ADOC now allows you to create SQL views on ADLS Data Lake Gen2 assets. This innovation allows users to run complicated aggregation and validation checks directly on these data assets, hence increasing the efficiency and accuracy of data reliability operations.
Azure Managed Identities, also known as Managed Service Identity (MSI), provide a secure and automated solution for ADOC users to access Azure Data Lake Storage (ADLS).
These identities reduce the need for manual credential management, hence improving security and streamlining the authentication process.
- System-assigned Managed Identity: Tied to the lifecycle of an Azure resource, it is automatically created and managed by Azure. Ideal for specific resources like virtual machines.

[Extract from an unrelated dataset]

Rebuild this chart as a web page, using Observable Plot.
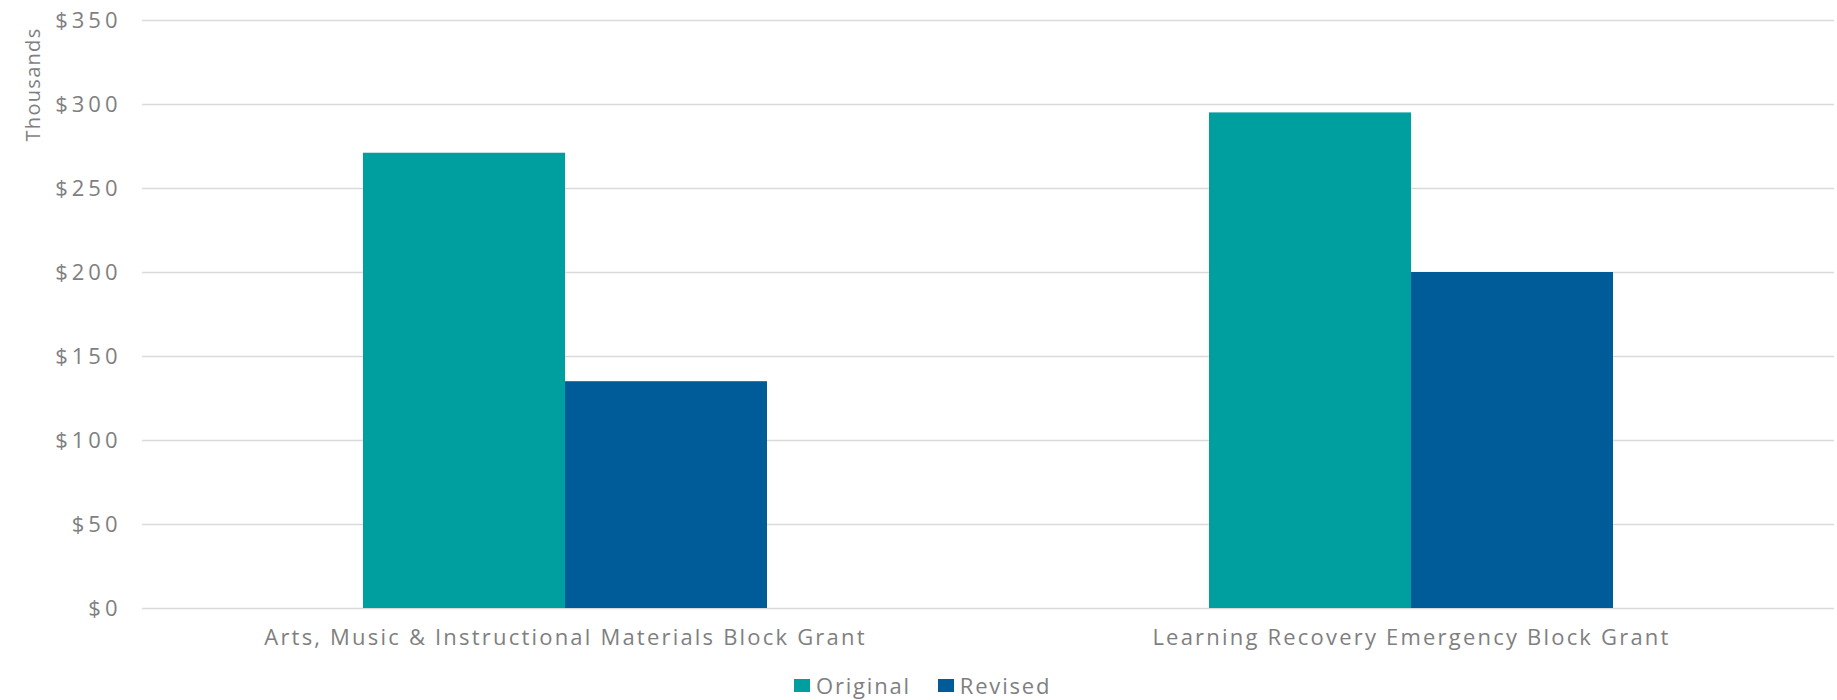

- User-assigned Managed Identity: Created independently and can be assigned to multiple Azure resources, offering flexibility and reusability.
Advantages of using Managed Identities
- Security: Reduces the risk of credential exposure by managing and rotating credentials automatically.
- Compliance: Meets strict security and compliance standards.
- Integration: Seamlessly integrates with various Azure services including ADLS.
Configuring Azure Managed Identities for ADLS Access
To configure Azure Managed Identities for ADLS access in ADOC, follow these steps:
1. Access your Azure Storage Account:
1.1. Log into the Azure portal and select the relevant storage account.
2. Configure IAM Role:
2.1. Navigate to 'Access Control (IAM)' in the storage account settings.
2.2. Click on 'Add role assignment' to initiate the process.
3. Assign the Required Role:
3.1. Choose the 'Storage Blob Data Contributor' role for comprehensive access.
3.2. Assign this role to the Azure Managed Identity designated for ADLS access.
Configuring ADLS as a Data Source in ADOC with Managed Identities
To leverage Azure Managed Identities for ADLS in ADOC, follow these configuration steps:
1. Path Expression Setup:
Decide whether to use an absolute or relative path for ADLS data source.
Examples:
- Absolute Path:
abfss://parquet@babugen2.dfs.core.windows.net/profile.parquet
- Relative Path:
abfss://parquet@babugen2.dfs.core.windows.net/test/
2. Data Source Registration in ADOC:
2.1. In ADOC, navigate to the section where you add a new data source.
2.2. Select ADLS and input the path expression as per your requirement.
Utilizing ADLS for Global Storage in ADOC
In ADOC, ADLS can be used as global storage. To set it up with Managed Identities, follow these steps:
Choose an Authentication Method:
- For Token-based Auth: Ensure the token grants write access to the ADLS blob.
- For Managed Identity: Utilize POD-level client credentials for Azure Active Directory authentication.
Key Configuration Fields:
- Fill in the following details in the ADOC configuration:
- Storage Account Name, Container Name, Generation Type.
- Azure Client ID, Tenant ID, Federated Token File, Authority Host.
- Fill in the following details in the ADOC configuration:
- For ADLS Gen2, prioritize the storage account key if available; otherwise, utilize client credentials.
- Disable the 'Soft Delete' option in ADLS for write operations using Managed Identities.